Chapter 89 – The Judge Says “Lets get a trial for this guilty bastard.”

I want to credit the Yale Law Journal and author Stratos Pahis for his article “Corruption in Our Courts: What It Looks Like and Where It Is Hidden.” You can find that article here Stratos-Pahis-Yale-2009.

However, the brazen abuses identified by Pahis is not what I want to address here today. Yes they are serious. Yes we need more oversight. No, the BAR Association will not play a role in protecting your interests in a credible judiciary. All true.

Exposure is necessary as is a call for recourse. The opportunity for judicial abuse is real.

What I want to address today are issues of bias and in particular bias by the judiciary against business. Why is it more frequent? Because most of our Judges do not ascend to judiciary positions through private practice. Most ascend through government service and most of these candidates through a District Attorney’s or U.S. Attorneys office. They have little experience with how difficult it is to build and sustain a business. They are not learned in economics, marketing, sales and finance.

While the DA office experience may be particularly relevant and in deed helpful in criminal trials, it does little to prepare the Judge for adjudicating business contract and wrongful termination lawsuits. In fact Judges coming through a DA’s office often see business executives as unjustly enriched through their business relationship and a worthy target to redistribute the wealth to those less fortunate. Not only is the enrichment assumption often invalid, but is patently irrelevant. And yet irrelevant is alive and well.

I was in a court room one time observing a case and heard one of my county Judges take a position contrary to the way a statute was interpreted and applied by the department of justice.

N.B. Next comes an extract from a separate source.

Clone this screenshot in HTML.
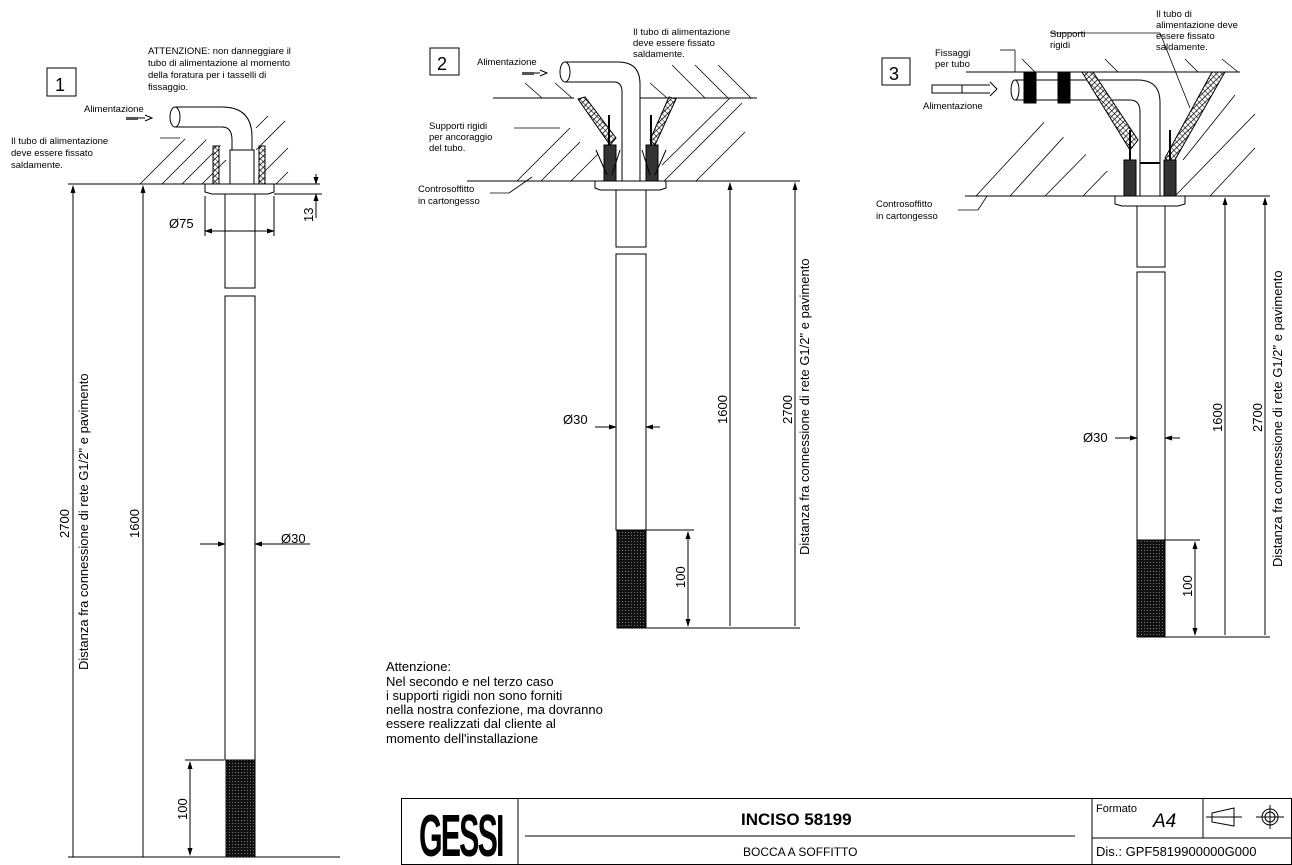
<!DOCTYPE html>
<html><head><meta charset="utf-8"><style>
html,body{margin:0;padding:0;background:#fff}
svg{display:block}
text{font-family:"Liberation Sans",sans-serif;fill:#000}
</style></head><body>
<svg width="1292" height="865" viewBox="0 0 1292 865" xmlns="http://www.w3.org/2000/svg">
<defs>
<pattern id="kn" width="3" height="3" patternUnits="userSpaceOnUse"><rect width="3" height="3" fill="#111"/><rect x="1" y="1" width="1" height="1" fill="#777"/></pattern>
<pattern id="hx" width="4" height="4" patternUnits="userSpaceOnUse" patternTransform="rotate(45)"><rect width="4" height="4" fill="#fff"/><line x1="0" y1="0" x2="0" y2="4" stroke="#000" stroke-width="1.5"/><line x1="0" y1="0" x2="4" y2="0" stroke="#000" stroke-width="1"/></pattern>
<marker id="a" markerWidth="8" markerHeight="8" refX="7" refY="4" orient="auto-start-reverse" markerUnits="userSpaceOnUse"><path d="M0,1.5 L8,4 L0,6.5Z" fill="#000"/></marker>
</defs>
<g stroke="#000" fill="none" stroke-width="1">

<!-- ===== Drawing 1 ===== -->
<rect x="47" y="68" width="29" height="28"/>
<line x1="68" y1="184" x2="320" y2="184"/>
<g stroke-width="0.8">
<line x1="140" y1="184" x2="185" y2="139"/><line x1="162" y1="184" x2="210" y2="136"/>
<line x1="182" y1="184" x2="225" y2="141"/><line x1="202" y1="184" x2="226" y2="160"/>
<line x1="256" y1="128" x2="268" y2="116"/><line x1="256" y1="150" x2="285" y2="121"/>
<line x1="258" y1="178" x2="288" y2="148"/><line x1="276" y1="184" x2="288" y2="172"/>
<line x1="160" y1="138" x2="180" y2="138"/>
</g>
<path d="M175,107 L222,107 Q252,107 252,137 L252,150 M175,127 L222,127 Q232,127 232,140 L232,150" fill="#fff"/>
<ellipse cx="175" cy="117" rx="5" ry="10" fill="#fff"/>
<rect x="230" y="150" width="24" height="34" fill="#fff"/>
<rect x="213" y="146" width="6" height="38" fill="url(#hx)"/>
<rect x="259" y="146" width="6" height="38" fill="url(#hx)"/>
<path d="M205,184 L274,184 L274,192 L268,194 L212,194 L205,192Z" fill="#fff"/>
<rect x="225" y="194" width="30" height="94" fill="#fff"/>
<rect x="225" y="296" width="30" height="464" fill="#fff"/>
<rect x="226" y="760" width="29" height="97" fill="url(#kn)"/>
<path d="M126,118 L145,118 M145,115 L152,118 L145,121" />
<rect x="126" y="117" width="12" height="3" fill="#555" stroke="none"/>
<line x1="68" y1="857" x2="340" y2="857"/>
<line x1="73" y1="857" x2="73" y2="186" marker-end="url(#a)"/>
<line x1="143" y1="857" x2="143" y2="186" marker-end="url(#a)"/>
<line x1="185" y1="760" x2="224" y2="760"/>
<line x1="190" y1="762" x2="190" y2="855" marker-start="url(#a)" marker-end="url(#a)"/>
<line x1="205" y1="196" x2="205" y2="236"/><line x1="274" y1="196" x2="274" y2="236"/>
<line x1="205" y1="231" x2="274" y2="231" marker-start="url(#a)" marker-end="url(#a)"/>
<line x1="200" y1="544" x2="225" y2="544" marker-end="url(#a)"/>
<line x1="255" y1="544" x2="310" y2="544" marker-start="url(#a)"/>
<line x1="274" y1="194" x2="322" y2="194"/>
<line x1="316" y1="174" x2="316" y2="184" marker-end="url(#a)"/>
<line x1="316" y1="218" x2="316" y2="194" marker-end="url(#a)"/>

<!-- ===== Drawing 2 ===== -->
<rect x="430" y="48" width="29" height="27"/>
<line x1="493" y1="98" x2="757" y2="98"/>
<line x1="467" y1="181" x2="800" y2="181"/>
<g stroke-width="0.8">
<line x1="525" y1="83" x2="542" y2="98"/><line x1="555" y1="83" x2="572" y2="98"/><line x1="590" y1="83" x2="607" y2="98"/>
<line x1="650" y1="83" x2="667" y2="98"/><line x1="672" y1="65" x2="705" y2="98"/><line x1="695" y1="65" x2="728" y2="98"/><line x1="718" y1="65" x2="751" y2="98"/>
<line x1="517" y1="181" x2="570" y2="128"/><line x1="541" y1="181" x2="580" y2="142"/><line x1="571" y1="181" x2="598" y2="154"/>
<line x1="662" y1="165" x2="730" y2="98"/><line x1="664" y1="181" x2="742" y2="103"/><line x1="696" y1="181" x2="745" y2="132"/>
<line x1="514" y1="128" x2="560" y2="128"/><line x1="509" y1="193" x2="532" y2="177"/><line x1="509" y1="193" x2="490" y2="193"/>
</g>
<path d="M565,62 L618,62 Q640,62 640,84 L640,181 M565,82 L614,82 Q622,82 622,92 L622,181" fill="#fff"/>
<ellipse cx="565" cy="72" rx="5" ry="10" fill="#fff"/>
<path d="M578,99 L610,145 L616,138 L585,97Z" fill="url(#hx)"/>
<path d="M676,99 L655,145 L650,140 L669,97Z" fill="url(#hx)"/>
<g fill="#333"><rect x="604" y="145" width="12" height="36"/><rect x="646" y="145" width="12" height="36"/></g>
<line x1="609" y1="115" x2="609" y2="145" stroke-width="2"/><line x1="651" y1="115" x2="651" y2="145" stroke-width="2"/>
<path d="M596,150 L607,175 M620,150 L612,175 M642,150 L650,175 M666,150 L655,175"/>
<path d="M595,181 L666,181 L666,188 L660,190 L600,190 L595,188Z" fill="#fff"/>
<rect x="616" y="190" width="30" height="57" fill="#fff"/>
<rect x="616" y="254" width="30" height="276" fill="#fff"/>
<rect x="617" y="530" width="29" height="98" fill="url(#kn)"/>
<path d="M522,73 L540,73 M540,70 L547,73 L540,76"/>
<rect x="522" y="72" width="12" height="3" fill="#555" stroke="none"/>
<line x1="646" y1="628" x2="800" y2="628"/>
<line x1="646" y1="530" x2="694" y2="530"/>
<line x1="688" y1="532" x2="688" y2="626" marker-start="url(#a)" marker-end="url(#a)"/>
<line x1="730" y1="626" x2="730" y2="183" marker-end="url(#a)"/>
<line x1="795" y1="626" x2="795" y2="183" marker-end="url(#a)"/>
<line x1="595" y1="427" x2="616" y2="427" marker-end="url(#a)"/>
<line x1="646" y1="427" x2="660" y2="427" marker-start="url(#a)"/>

<!-- ===== Drawing 3 ===== -->
<rect x="882" y="58" width="28" height="27"/>
<line x1="966" y1="72" x2="1240" y2="72"/>
<line x1="965" y1="196" x2="1270" y2="196"/>
<g stroke-width="0.8">
<line x1="1022" y1="59" x2="1035" y2="72"/><line x1="1105" y1="59" x2="1118" y2="72"/><line x1="1185" y1="59" x2="1198" y2="72"/><line x1="1222" y1="59" x2="1238" y2="72"/>
<line x1="976" y1="196" x2="1060" y2="105"/><line x1="1010" y1="196" x2="1090" y2="108"/><line x1="1045" y1="196" x2="1110" y2="130"/><line x1="1083" y1="196" x2="1118" y2="160"/>
<line x1="1175" y1="196" x2="1255" y2="114"/><line x1="1210" y1="196" x2="1255" y2="148"/><line x1="1183" y1="160" x2="1235" y2="95"/>
<line x1="1050" y1="33" x2="1160" y2="33"/><line x1="1160" y1="33" x2="1190" y2="108"/>
<line x1="1000" y1="50" x2="1015" y2="50"/><line x1="1015" y1="50" x2="1015" y2="72"/>
<line x1="958" y1="210" x2="978" y2="210"/><line x1="978" y1="210" x2="987" y2="196"/>
</g>
<path d="M1015,80 L1138,80 Q1160,80 1160,102 L1160,196 M1015,100 L1130,100 Q1140,100 1140,112 L1140,196" fill="#fff"/>
<ellipse cx="1015" cy="90" rx="4" ry="10" fill="#fff"/>
<path d="M1082,72 L1130,150 L1138,140 L1093,72Z" fill="url(#hx)"/>
<path d="M1225,72 L1172,165 L1165,158 L1212,72Z" fill="url(#hx)"/>
<rect x="1024" y="72" width="12" height="31" fill="#000"/><rect x="1058" y="72" width="12" height="31" fill="#000"/>
<g fill="#333"><rect x="1124" y="160" width="12" height="36"/><rect x="1164" y="160" width="12" height="36"/></g>
<line x1="1130" y1="130" x2="1130" y2="160" stroke-width="2"/><line x1="1170" y1="130" x2="1170" y2="160" stroke-width="2"/>
<line x1="1140" y1="163" x2="1160" y2="163" stroke-width="2"/>
<path d="M1115,196 L1185,196 L1185,204 L1178,206 L1122,206 L1115,204Z" fill="#fff"/>
<rect x="1137" y="206" width="28" height="61" fill="#fff"/>
<rect x="1137" y="272" width="28" height="268" fill="#fff"/>
<rect x="1137" y="540" width="28" height="97" fill="url(#kn)"/>
<rect x="932" y="85" width="30" height="8"/>
<path d="M962,85 L990,85 M990,82 L997,89 L990,96 M962,93 L990,93"/>
<line x1="1165" y1="637" x2="1270" y2="637"/>
<line x1="1165" y1="540" x2="1200" y2="540"/>
<line x1="1195" y1="542" x2="1195" y2="635" marker-start="url(#a)" marker-end="url(#a)"/>
<line x1="1225" y1="635" x2="1225" y2="198" marker-end="url(#a)"/>
<line x1="1265" y1="635" x2="1265" y2="198" marker-end="url(#a)"/>
<line x1="1115" y1="438" x2="1137" y2="438" marker-end="url(#a)"/>
<line x1="1165" y1="438" x2="1180" y2="438" marker-start="url(#a)"/>

<!-- ===== Title block ===== -->
<rect x="401.5" y="798.5" width="890" height="66"/>
<line x1="518" y1="798" x2="518" y2="865"/>
<line x1="1092" y1="798" x2="1092" y2="865"/>
<line x1="1203" y1="798" x2="1203" y2="838"/>
<line x1="1092" y1="838" x2="1292" y2="838"/>
<line x1="525" y1="836" x2="1075" y2="836"/>
<path d="M1212,813 L1234,808 L1234,826 L1212,822Z M1206,817 L1242,817" />
<circle cx="1270" cy="817" r="8"/><circle cx="1270" cy="817" r="5"/>
<line x1="1256" y1="817" x2="1284" y2="817"/><line x1="1270" y1="805" x2="1270" y2="829"/>
</g>

<g font-size="9.5">
<text x="148" y="54">ATTENZIONE: non danneggiare il</text>
<text x="148" y="66">tubo di alimentazione al momento</text>
<text x="148" y="78">della foratura per i tasselli di</text>
<text x="148" y="90">fissaggio.</text>
<text x="84" y="112">Alimentazione</text>
<text x="11" y="144">Il tubo di alimentazione</text>
<text x="11" y="156">deve essere fissato</text>
<text x="11" y="168">saldamente.</text>
<text x="633" y="35">Il tubo di alimentazione</text>
<text x="633" y="46">deve essere fissato</text>
<text x="633" y="57">saldamente.</text>
<text x="477" y="65">Alimentazione</text>
<text x="429" y="129">Supporti rigidi</text>
<text x="429" y="140">per ancoraggio</text>
<text x="429" y="151">del tubo.</text>
<text x="418" y="192">Controsoffitto</text>
<text x="418" y="204">in cartongesso</text>
<text x="1156" y="17">Il tubo di</text>
<text x="1156" y="28">alimentazione deve</text>
<text x="1156" y="39">essere fissato</text>
<text x="1156" y="50">saldamente.</text>
<text x="1050" y="37">Supporti</text>
<text x="1050" y="48">rigidi</text>
<text x="935" y="56">Fissaggi</text>
<text x="935" y="67">per tubo</text>
<text x="923" y="109">Alimentazione</text>
<text x="876" y="207">Controsoffitto</text>
<text x="876" y="219">in cartongesso</text>
</g>
<g font-size="18"><text x="55" y="91">1</text><text x="437" y="70">2</text><text x="889" y="80">3</text></g>
<g font-size="13">
<text x="169" y="228">Ø75</text>
<text x="281" y="543">Ø30</text>
<text x="563" y="424">Ø30</text>
<text x="1083" y="442">Ø30</text>
<text transform="translate(313,222) rotate(-90)">13</text>
<text transform="translate(69,538) rotate(-90)">2700</text>
<text transform="translate(139,538) rotate(-90)">1600</text>
<text transform="translate(187,820) rotate(-90)">100</text>
<text transform="translate(88,670) rotate(-90)">Distanza fra connessione di rete G1/2" e pavimento</text>
<text transform="translate(727,424) rotate(-90)">1600</text>
<text transform="translate(792,424) rotate(-90)">2700</text>
<text transform="translate(685,588) rotate(-90)">100</text>
<text transform="translate(809,555) rotate(-90)">Distanza fra connessione di rete G1/2" e pavimento</text>
<text transform="translate(1222,432) rotate(-90)">1600</text>
<text transform="translate(1262,432) rotate(-90)">2700</text>
<text transform="translate(1192,597) rotate(-90)">100</text>
<text transform="translate(1282,567) rotate(-90)">Distanza fra connessione di rete G1/2" e pavimento</text>
<text x="386" y="671">Attenzione:</text>
<text x="386" y="686">Nel secondo e nel terzo caso</text>
<text x="386" y="700">i supporti rigidi non sono forniti</text>
<text x="386" y="714">nella nostra confezione, ma dovranno</text>
<text x="386" y="728">essere realizzati dal cliente al</text>
<text x="386" y="743">momento dell'installazione</text>
<text x="743" y="856" font-size="12">BOCCA A SOFFITTO</text>
<text x="1096" y="856" font-size="13">Dis.: GPF5819900000G000</text>
<text x="1096" y="812" font-size="11">Formato</text>
</g>
<text x="741" y="825" font-size="17" font-weight="bold">INCISO 58199</text>
<text x="1153" y="827" font-size="19" font-style="italic">A4</text>
<text x="0" y="0" font-size="66" font-weight="bold" letter-spacing="-4" transform="translate(419,856) scale(0.46,0.9)">GESSI</text>
</svg>
</body></html>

The Judge claimed she knew the legislator who sponsored the bill and his intent in writing it. Now a lot happens to a bill before it becomes law. It is revised in committee, passed with testimony as to its meaning and intent, regulations issued on how to implement and case law on how to interpret it. This Judge set all of that aside to assist someone with whom she identified. That was 20 years ago and I have seen it many times since.

The American Bar Association Canon on Judicial Ethics can be found here. Consider this Canon that “Courts exist to promote justice, and thus to serve the public interest. Their administration should be speedy and careful. Every judge should at all times be alert in his rulings and in the conduct of the business of the court, so far as he can, to make it useful to litigants and to the community. He should avoid unconsciously falling into the attitude of mind that the litigants are made for the courts instead of the courts for the litigants. ”

Judges are human. They do not always filter their own bias and prejudices. Unexposed and given our attention to other threats to our society, we forget to look at our courts history of bias. As a layman it is difficult to get to know the historical bias of a Judge or arbitrator. Your attorney will not be helpful. You’ll need professional help and its out there. See here.

Business is under attack. And the trial has not started. Be active in your community. Judges run for re-election in most of our states. It’s a political process and as business owners we need to support candidates that have business experience. We aren’t looking for our own version of bias, but rather looking for balance.

This blog is an ongoing, revised and edited account of an arbitration experience this author had over a period of seven years. The arbitrator referred the defendant to his former partner. Neither disclosed this. The arbitrator, then a partner with Schwabe, is a former Oregon State Bar President and former Chairman of the Ethics Committee. His former partner and the defendant’s attorney is Linda Marshall.

Although the defendant destroyed a number of computer programs resulting in the companies shutdown, and layoff of 175 employees a week before thanksgiving. he prevailed.

Although the defendant was terminated a month before he fabricated a complaint, and that evidence was validated through forensic evaluation and witness testimony, he prevailed.

Although the defendant’s fabricated claim was based on a spreadsheet he claimed to have received in an email, he did not provide the email. His evidence was not corroborated. He destroyed his email account. He destroyed his computer. He prevailed.

Although the defendant asked us to investigate the evidence, he would not identify who sent the email to him. No evidence was found. He prevailed.

Although the defendant reformatted a hard drive on which computer programs were maintained, destruction constituting a Computer Fraud and Abuse Act Crime, law enforcement was reticent to pursue because litigation was initiated by both parties. The statute expired before the litigation ended. The defendant prevailed.

Although the defendant committed 13 counts of perjury, destroyed thousands of documents and dozens of computer programs, he prevailed.

I have been sued for bringing this story to you. What’s wrong with you Portland?